Es un ejercicio muy fácil, simplista y hasta irresponsable emprenderla contra la Junta Central Electoral (JCE), por la lucha que ha librado, con resultados limitados, en torno a la forma de regular la campaña electoral a destiempo, que se realiza con actos multitudinarios y una profusión de propaganda proselitista con vallas y letreros por todas partes.
Es cierto, porque lo ha admitido el propio presidente de la JCE, Román Andrés Jáquez Liranzo, que ese órgano de comicios no cuenta con “las garras” necesarias para poder aplicar, con un sistema efectivo de consecuencias, las regulaciones que establecen las leyes electorales.
Pero es innegable, y como prueba están múltiples advertencias, declaraciones y resoluciones que sobre el particular ha emitido la Junta, que el esfuerzo ha sido realizado con un enfoque verdaderamente institucional, en aras de fortalecer la democracia y la credibilidad de los propios partidos, aunque la dirigencia política no lo vea así.
Parece que no acabamos de sacar provechosas y preventivas lecciones de lo acontecido en otras naciones del hemisferio, donde el sistema tradicional de partidos ha estado en desbandada y con serios cuestionamientos, precisamente por no ajustarse a las normativas legales.
En su renuencia a cumplir con las regulaciones que trata de aplicar la JCE, algunos partidos y sus representantes en el Congreso, han sostenido que tales normativas violan la Constitución que garantiza la libertad de reunión.
Con tales argumentos se ignora, y quizás de manera exprofeso, porque no puede ser por ignorancia o desconocimiento, que la Carta Magna traza enunciados generales y que son las leyes adjetivas las que especifican los límites de ejercicio en cada área del quehacer humano, porque solo imbuido por un espíritu libertario se puede invocar el anarquismo, una doctrina que propugna por la supresión del Estado como tal.
En un inteligente y provechoso ejercicio de asentir y disentir, la dirigencia partidaria en general debe comprender el papel de la Junta, y la llamada sociedad civil y otros actores de la sociedad dominicana, deben entender que lo que en principio puede verse como una debilidad del organismo, es en realidad tolerancia, previniendo un conflicto mayor de consecuencias impredecibles.
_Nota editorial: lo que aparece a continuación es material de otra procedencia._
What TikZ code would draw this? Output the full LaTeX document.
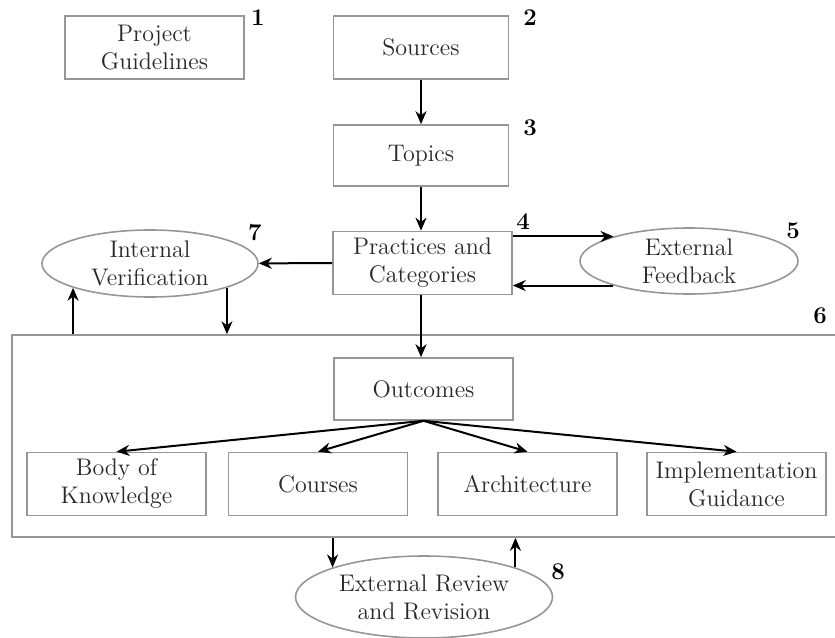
\documentclass[tikz,border=0pt]{standalone}
\usepackage{tikz}
\usetikzlibrary{arrows.meta}
\usetikzlibrary{shapes.geometric}
\definecolor{boxgray}{RGB}{150,150,150}
\definecolor{txtgray}{RGB}{40,40,40}
\begin{document}
\begin{tikzpicture}[x=0.5pt, y=-0.5pt, font=\large, text=txtgray,
    box/.style={draw=boxgray, line width=0.8pt, minimum width=89.5pt, minimum height=31.5pt, inner sep=0pt, align=center},
    oval/.style={ellipse, draw=boxgray, line width=0.8pt, inner sep=0pt, align=center},
    num/.style={font=\large\bfseries, text=black},
    arr/.style={-{Stealth[length=6.5pt, width=5.5pt]}, line width=1pt}]
            \useasboundingbox (0, 0) rectangle (835, 637);
            % frame round the outcomes
            \node [box, minimum width=416.5pt, minimum height=101pt] (frame) at (428.5, 436) {};
            \node [box] (guide) at (154.5, 47.5) {Project\\Guidelines};
            \node [box, minimum width=87.5pt] (src) at (421, 47.5) {Sources};
            \node [box, minimum width=87.5pt, minimum height=30.5pt] (topic) at (421, 155.5) {Topics};
            \node [box] (prac) at (422.5, 263) {Practices and\\Categories};
            \node [oval, minimum width=109pt, minimum height=33pt] (extfb) at (689, 261) {External\\Feedback};
            \node [oval, minimum width=108pt, minimum height=33.5pt] (intver) at (150, 263.5) {Internal\\Verification};
            \node [box, minimum height=31pt] (outc) at (423.5, 389) {Outcomes};
            \node [box] (bok) at (116.5, 484) {Body of\\Knowledge};
            \node [box] (crs) at (318, 484) {Courses};
            \node [box] (arch) at (527.5, 484) {Architecture};
            \node [box] (impl) at (736.5, 484) {Implementation\\Guidance};
            \node [oval, minimum width=128.5pt, minimum height=41pt] (extrev) at (424, 597) {External Review\\and Revision};
            % numbers
            \node [num] (n1) at (258, 18) {1};
            \node [num] (n2) at (530, 18) {2};
            \node [num] (n3) at (530, 128) {3};
            \node [num] (n4) at (523, 222) {4};
            \node [num] (n5) at (793, 231) {5};
            \node [num] (n6) at (820, 316) {6};
            \node [num] (n7) at (255, 233) {7};
            \node [num] (n8) at (558, 572) {8};
            % arrows
            \draw [arr] (src) -- (topic);
            \draw [arr] (topic) -- (topic |- prac.north);
            \draw [arr] (prac.south -| topic) -- (outc.north -| topic);
            \draw [arr] (prac) -- (intver);
            \draw [arr] (prac.east |- extfb.162) -- (extfb.162);
            \draw [arr] (extfb.198) -- (prac.east |- extfb.198);
            \foreach \k in {bok, crs, arch, impl}
                \draw [arr] (outc.south) -- (\k.north);
            \draw [arr] (frame.north -| intver.south west) -- (intver.south west);
            \draw [arr] (intver.south east) -- (frame.north -| intver.south east);
            \draw [arr] (frame.south -| extrev.north west) -- (extrev.north west);
            \draw [arr] (extrev.north east) -- (frame.south -| extrev.north east);
        \end{tikzpicture}
\end{document}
A los partidos, y sus dirigentes, es que más le conviene una adscripción rigurosa al ordenamiento que evite crisis y la posibilidad, como ha ocurrido en Venezuela, Nicaragua y otros países, de trastornadores proyectos electorales que han desembocada en descalabros sociales ante el descrédito del sistema tradicional de oferta electoral.
En la esfera local, hay que recordar como maniobras, artimañas y juego de intereses grupales entorpecieron en su momento la aprobación de la ley de partidos, que estuvo empantanada sobre la forma de hacer primarias, abiertas o cerradas, en una viva demostración de que la clase política quería seguir sin ningún tipo de regulación y sin la obligación de rendir cuenta de sus actuaciones.
En consecuencia, las agrupaciones políticas tienen que meditar bien sus argumentos al aprobar o rechazar determinados temas de debate, para que los ciudadanos perciban coherencia entre lo que se proclama y lo que finalmente se hace, sin subestimar la capacidad de los electores de establecer cuándo se les trata de confundir con juegos de palabras.
Hay que luchar para que los procesos electorales sean un ejemplo de convivencia armónica y una “fiesta de la democracia”.